Quote the listing in full, exactly as given, minus any pictures.
★ ★ ★ ★
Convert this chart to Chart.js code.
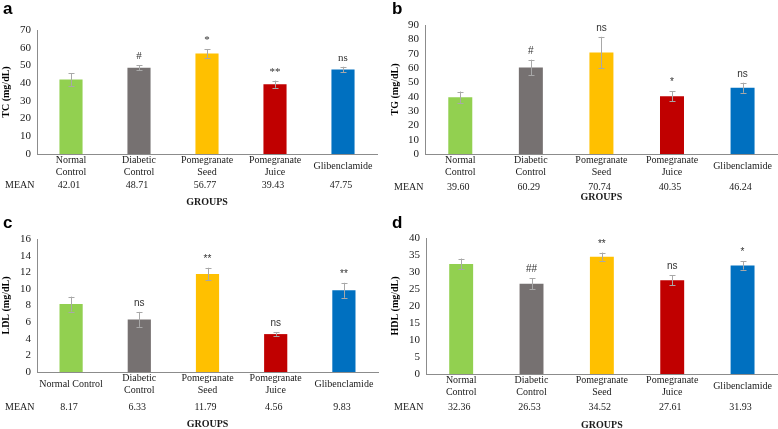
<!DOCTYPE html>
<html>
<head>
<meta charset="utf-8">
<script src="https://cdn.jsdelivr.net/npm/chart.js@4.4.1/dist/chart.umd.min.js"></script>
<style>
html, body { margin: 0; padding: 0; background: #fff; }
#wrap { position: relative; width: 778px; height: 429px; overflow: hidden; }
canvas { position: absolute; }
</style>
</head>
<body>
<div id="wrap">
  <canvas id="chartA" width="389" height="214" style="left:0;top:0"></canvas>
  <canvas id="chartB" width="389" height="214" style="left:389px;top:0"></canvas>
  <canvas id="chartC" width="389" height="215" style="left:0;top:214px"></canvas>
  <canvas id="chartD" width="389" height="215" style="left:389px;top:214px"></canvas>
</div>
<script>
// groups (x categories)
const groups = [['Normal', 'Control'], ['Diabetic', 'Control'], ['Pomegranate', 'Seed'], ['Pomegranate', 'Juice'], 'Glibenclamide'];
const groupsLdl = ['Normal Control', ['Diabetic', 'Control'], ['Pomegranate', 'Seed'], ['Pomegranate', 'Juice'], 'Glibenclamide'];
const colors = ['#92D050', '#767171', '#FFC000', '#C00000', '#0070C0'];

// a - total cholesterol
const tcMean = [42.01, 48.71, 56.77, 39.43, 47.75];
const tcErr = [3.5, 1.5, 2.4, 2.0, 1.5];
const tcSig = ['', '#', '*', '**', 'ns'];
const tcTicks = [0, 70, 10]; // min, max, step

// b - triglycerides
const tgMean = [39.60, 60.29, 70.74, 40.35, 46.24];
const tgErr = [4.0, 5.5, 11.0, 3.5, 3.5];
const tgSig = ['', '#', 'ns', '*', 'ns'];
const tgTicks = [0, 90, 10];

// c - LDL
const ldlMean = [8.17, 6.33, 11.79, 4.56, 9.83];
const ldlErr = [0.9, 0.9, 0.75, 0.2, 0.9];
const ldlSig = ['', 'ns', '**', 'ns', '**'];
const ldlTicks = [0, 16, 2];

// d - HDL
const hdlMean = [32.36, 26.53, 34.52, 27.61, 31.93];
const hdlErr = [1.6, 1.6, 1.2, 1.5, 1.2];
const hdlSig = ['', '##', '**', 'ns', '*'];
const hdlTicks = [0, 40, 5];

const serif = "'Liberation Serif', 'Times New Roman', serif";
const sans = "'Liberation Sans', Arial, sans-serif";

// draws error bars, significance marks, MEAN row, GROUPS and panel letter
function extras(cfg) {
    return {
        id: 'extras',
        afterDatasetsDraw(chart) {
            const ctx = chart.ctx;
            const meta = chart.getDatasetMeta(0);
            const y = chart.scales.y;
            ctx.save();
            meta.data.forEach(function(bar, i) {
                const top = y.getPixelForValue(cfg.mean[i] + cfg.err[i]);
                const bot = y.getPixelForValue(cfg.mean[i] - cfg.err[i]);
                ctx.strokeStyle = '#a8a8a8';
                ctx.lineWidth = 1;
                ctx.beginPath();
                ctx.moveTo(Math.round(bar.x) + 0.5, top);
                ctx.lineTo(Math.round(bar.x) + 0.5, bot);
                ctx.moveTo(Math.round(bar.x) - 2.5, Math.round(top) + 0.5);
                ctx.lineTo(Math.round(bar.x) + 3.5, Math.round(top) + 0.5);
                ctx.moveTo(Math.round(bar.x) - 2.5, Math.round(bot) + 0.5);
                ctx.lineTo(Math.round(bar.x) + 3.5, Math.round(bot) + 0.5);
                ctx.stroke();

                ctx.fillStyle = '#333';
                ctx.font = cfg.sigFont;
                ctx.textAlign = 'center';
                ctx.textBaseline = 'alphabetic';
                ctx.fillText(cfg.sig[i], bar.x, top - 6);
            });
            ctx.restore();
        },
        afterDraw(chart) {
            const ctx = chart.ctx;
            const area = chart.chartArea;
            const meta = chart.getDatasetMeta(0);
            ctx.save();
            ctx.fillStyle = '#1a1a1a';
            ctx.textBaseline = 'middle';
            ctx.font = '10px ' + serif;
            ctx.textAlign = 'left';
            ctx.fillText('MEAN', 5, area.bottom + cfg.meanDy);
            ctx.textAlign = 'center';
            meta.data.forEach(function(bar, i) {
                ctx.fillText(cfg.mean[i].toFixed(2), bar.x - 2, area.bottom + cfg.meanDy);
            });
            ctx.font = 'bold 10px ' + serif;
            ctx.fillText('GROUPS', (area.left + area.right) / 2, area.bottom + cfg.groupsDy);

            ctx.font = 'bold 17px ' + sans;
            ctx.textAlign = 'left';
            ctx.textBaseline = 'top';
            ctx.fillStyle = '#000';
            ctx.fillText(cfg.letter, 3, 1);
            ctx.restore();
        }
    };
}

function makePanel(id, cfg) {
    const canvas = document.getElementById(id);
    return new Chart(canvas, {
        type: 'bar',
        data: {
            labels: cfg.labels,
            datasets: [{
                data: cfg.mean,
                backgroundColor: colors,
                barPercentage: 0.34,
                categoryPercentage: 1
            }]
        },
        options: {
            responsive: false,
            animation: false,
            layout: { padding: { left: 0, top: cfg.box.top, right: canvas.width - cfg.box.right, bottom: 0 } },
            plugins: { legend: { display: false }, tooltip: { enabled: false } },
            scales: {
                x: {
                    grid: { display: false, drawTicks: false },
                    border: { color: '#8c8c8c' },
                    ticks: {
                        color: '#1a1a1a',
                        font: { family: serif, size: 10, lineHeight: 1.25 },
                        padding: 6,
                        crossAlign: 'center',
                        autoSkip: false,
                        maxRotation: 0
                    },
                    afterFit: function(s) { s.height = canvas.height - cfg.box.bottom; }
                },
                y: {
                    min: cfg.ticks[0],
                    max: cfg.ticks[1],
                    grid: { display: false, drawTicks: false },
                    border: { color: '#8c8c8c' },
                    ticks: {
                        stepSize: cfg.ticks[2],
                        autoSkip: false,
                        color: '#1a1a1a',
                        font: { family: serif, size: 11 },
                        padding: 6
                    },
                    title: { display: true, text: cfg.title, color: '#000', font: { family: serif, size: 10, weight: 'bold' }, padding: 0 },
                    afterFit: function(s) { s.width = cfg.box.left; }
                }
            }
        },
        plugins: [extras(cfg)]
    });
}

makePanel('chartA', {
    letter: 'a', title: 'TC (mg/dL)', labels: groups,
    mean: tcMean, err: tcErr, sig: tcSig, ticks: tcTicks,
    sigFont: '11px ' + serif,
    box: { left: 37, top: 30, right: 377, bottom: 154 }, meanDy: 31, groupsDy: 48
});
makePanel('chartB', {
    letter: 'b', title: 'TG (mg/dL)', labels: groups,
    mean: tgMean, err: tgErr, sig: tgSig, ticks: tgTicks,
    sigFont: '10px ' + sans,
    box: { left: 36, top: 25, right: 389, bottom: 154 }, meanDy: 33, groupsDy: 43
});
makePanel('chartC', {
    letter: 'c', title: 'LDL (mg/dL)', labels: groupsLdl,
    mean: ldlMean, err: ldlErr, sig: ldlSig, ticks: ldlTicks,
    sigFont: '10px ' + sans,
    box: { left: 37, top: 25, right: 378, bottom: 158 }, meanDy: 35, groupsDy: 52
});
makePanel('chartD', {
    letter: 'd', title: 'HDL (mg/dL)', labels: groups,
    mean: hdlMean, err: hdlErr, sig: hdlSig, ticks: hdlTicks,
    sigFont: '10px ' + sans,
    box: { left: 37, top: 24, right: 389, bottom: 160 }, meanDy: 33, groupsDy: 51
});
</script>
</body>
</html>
★ ★ ★ ★
### THE REPLY
Convert this chart to Chart.js code.
<!DOCTYPE html>
<html>
<head>
<meta charset="utf-8">
<script src="https://cdn.jsdelivr.net/npm/chart.js@4.4.1/dist/chart.umd.min.js"></script>
<style>
html, body { margin: 0; padding: 0; background: #fff; }
#wrap { position: relative; width: 778px; height: 429px; overflow: hidden; }
canvas { position: absolute; }
</style>
</head>
<body>
<div id="wrap">
  <canvas id="chartA" width="389" height="214" style="left:0;top:0"></canvas>
  <canvas id="chartB" width="389" height="214" style="left:389px;top:0"></canvas>
  <canvas id="chartC" width="389" height="215" style="left:0;top:214px"></canvas>
  <canvas id="chartD" width="389" height="215" style="left:389px;top:214px"></canvas>
</div>
<script>
// groups (x categories)
const groups = [['Normal', 'Control'], ['Diabetic', 'Control'], ['Pomegranate', 'Seed'], ['Pomegranate', 'Juice'], 'Glibenclamide'];
const groupsLdl = ['Normal Control', ['Diabetic', 'Control'], ['Pomegranate', 'Seed'], ['Pomegranate', 'Juice'], 'Glibenclamide'];
const colors = ['#92D050', '#767171', '#FFC000', '#C00000', '#0070C0'];

// a - total cholesterol
const tcMean = [42.01, 48.71, 56.77, 39.43, 47.75];
const tcErr = [3.5, 1.5, 2.4, 2.0, 1.5];
const tcSig = ['', '#', '*', '**', 'ns'];
const tcTicks = [0, 70, 10]; // min, max, step

// b - triglycerides
const tgMean = [39.60, 60.29, 70.74, 40.35, 46.24];
const tgErr = [4.0, 5.5, 11.0, 3.5, 3.5];
const tgSig = ['', '#', 'ns', '*', 'ns'];
const tgTicks = [0, 90, 10];

// c - LDL
const ldlMean = [8.17, 6.33, 11.79, 4.56, 9.83];
const ldlErr = [0.9, 0.9, 0.75, 0.2, 0.9];
const ldlSig = ['', 'ns', '**', 'ns', '**'];
const ldlTicks = [0, 16, 2];

// d - HDL
const hdlMean = [32.36, 26.53, 34.52, 27.61, 31.93];
const hdlErr = [1.6, 1.6, 1.2, 1.5, 1.2];
const hdlSig = ['', '##', '**', 'ns', '*'];
const hdlTicks = [0, 40, 5];

const serif = "'Liberation Serif', 'Times New Roman', serif";
const sans = "'Liberation Sans', Arial, sans-serif";

// draws error bars, significance marks, MEAN row, GROUPS and panel letter
function extras(cfg) {
    return {
        id: 'extras',
        afterDatasetsDraw(chart) {
            const ctx = chart.ctx;
            const meta = chart.getDatasetMeta(0);
            const y = chart.scales.y;
            ctx.save();
            meta.data.forEach(function(bar, i) {
                const top = y.getPixelForValue(cfg.mean[i] + cfg.err[i]);
                const bot = y.getPixelForValue(cfg.mean[i] - cfg.err[i]);
                ctx.strokeStyle = '#a8a8a8';
                ctx.lineWidth = 1;
                ctx.beginPath();
                ctx.moveTo(Math.round(bar.x) + 0.5, top);
                ctx.lineTo(Math.round(bar.x) + 0.5, bot);
                ctx.moveTo(Math.round(bar.x) - 2.5, Math.round(top) + 0.5);
                ctx.lineTo(Math.round(bar.x) + 3.5, Math.round(top) + 0.5);
                ctx.moveTo(Math.round(bar.x) - 2.5, Math.round(bot) + 0.5);
                ctx.lineTo(Math.round(bar.x) + 3.5, Math.round(bot) + 0.5);
                ctx.stroke();

                ctx.fillStyle = '#333';
                ctx.font = cfg.sigFont;
                ctx.textAlign = 'center';
                ctx.textBaseline = 'alphabetic';
                ctx.fillText(cfg.sig[i], bar.x, top - 6);
            });
            ctx.restore();
        },
        afterDraw(chart) {
            const ctx = chart.ctx;
            const area = chart.chartArea;
            const meta = chart.getDatasetMeta(0);
            ctx.save();
            ctx.fillStyle = '#1a1a1a';
            ctx.textBaseline = 'middle';
            ctx.font = '10px ' + serif;
            ctx.textAlign = 'left';
            ctx.fillText('MEAN', 5, area.bottom + cfg.meanDy);
            ctx.textAlign = 'center';
            meta.data.forEach(function(bar, i) {
                ctx.fillText(cfg.mean[i].toFixed(2), bar.x - 2, area.bottom + cfg.meanDy);
            });
            ctx.font = 'bold 10px ' + serif;
            ctx.fillText('GROUPS', (area.left + area.right) / 2, area.bottom + cfg.groupsDy);

            ctx.font = 'bold 17px ' + sans;
            ctx.textAlign = 'left';
            ctx.textBaseline = 'top';
            ctx.fillStyle = '#000';
            ctx.fillText(cfg.letter, 3, 1);
            ctx.restore();
        }
    };
}

function makePanel(id, cfg) {
    const canvas = document.getElementById(id);
    return new Chart(canvas, {
        type: 'bar',
        data: {
            labels: cfg.labels,
            datasets: [{
                data: cfg.mean,
                backgroundColor: colors,
                barPercentage: 0.34,
                categoryPercentage: 1
            }]
        },
        options: {
            responsive: false,
            animation: false,
            layout: { padding: { left: 0, top: cfg.box.top, right: canvas.width - cfg.box.right, bottom: 0 } },
            plugins: { legend: { display: false }, tooltip: { enabled: false } },
            scales: {
                x: {
                    grid: { display: false, drawTicks: false },
                    border: { color: '#8c8c8c' },
                    ticks: {
                        color: '#1a1a1a',
                        font: { family: serif, size: 10, lineHeight: 1.25 },
                        padding: 6,
                        crossAlign: 'center',
                        autoSkip: false,
                        maxRotation: 0
                    },
                    afterFit: function(s) { s.height = canvas.height - cfg.box.bottom; }
                },
                y: {
                    min: cfg.ticks[0],
                    max: cfg.ticks[1],
                    grid: { display: false, drawTicks: false },
                    border: { color: '#8c8c8c' },
                    ticks: {
                        stepSize: cfg.ticks[2],
                        autoSkip: false,
                        color: '#1a1a1a',
                        font: { family: serif, size: 11 },
                        padding: 6
                    },
                    title: { display: true, text: cfg.title, color: '#000', font: { family: serif, size: 10, weight: 'bold' }, padding: 0 },
                    afterFit: function(s) { s.width = cfg.box.left; }
                }
            }
        },
        plugins: [extras(cfg)]
    });
}

makePanel('chartA', {
    letter: 'a', title: 'TC (mg/dL)', labels: groups,
    mean: tcMean, err: tcErr, sig: tcSig, ticks: tcTicks,
    sigFont: '11px ' + serif,
    box: { left: 37, top: 30, right: 377, bottom: 154 }, meanDy: 31, groupsDy: 48
});
makePanel('chartB', {
    letter: 'b', title: 'TG (mg/dL)', labels: groups,
    mean: tgMean, err: tgErr, sig: tgSig, ticks: tgTicks,
    sigFont: '10px ' + sans,
    box: { left: 36, top: 25, right: 389, bottom: 154 }, meanDy: 33, groupsDy: 43
});
makePanel('chartC', {
    letter: 'c', title: 'LDL (mg/dL)', labels: groupsLdl,
    mean: ldlMean, err: ldlErr, sig: ldlSig, ticks: ldlTicks,
    sigFont: '10px ' + sans,
    box: { left: 37, top: 25, right: 378, bottom: 158 }, meanDy: 35, groupsDy: 52
});
makePanel('chartD', {
    letter: 'd', title: 'HDL (mg/dL)', labels: groups,
    mean: hdlMean, err: hdlErr, sig: hdlSig, ticks: hdlTicks,
    sigFont: '10px ' + sans,
    box: { left: 37, top: 24, right: 389, bottom: 160 }, meanDy: 33, groupsDy: 51
});
</script>
</body>
</html>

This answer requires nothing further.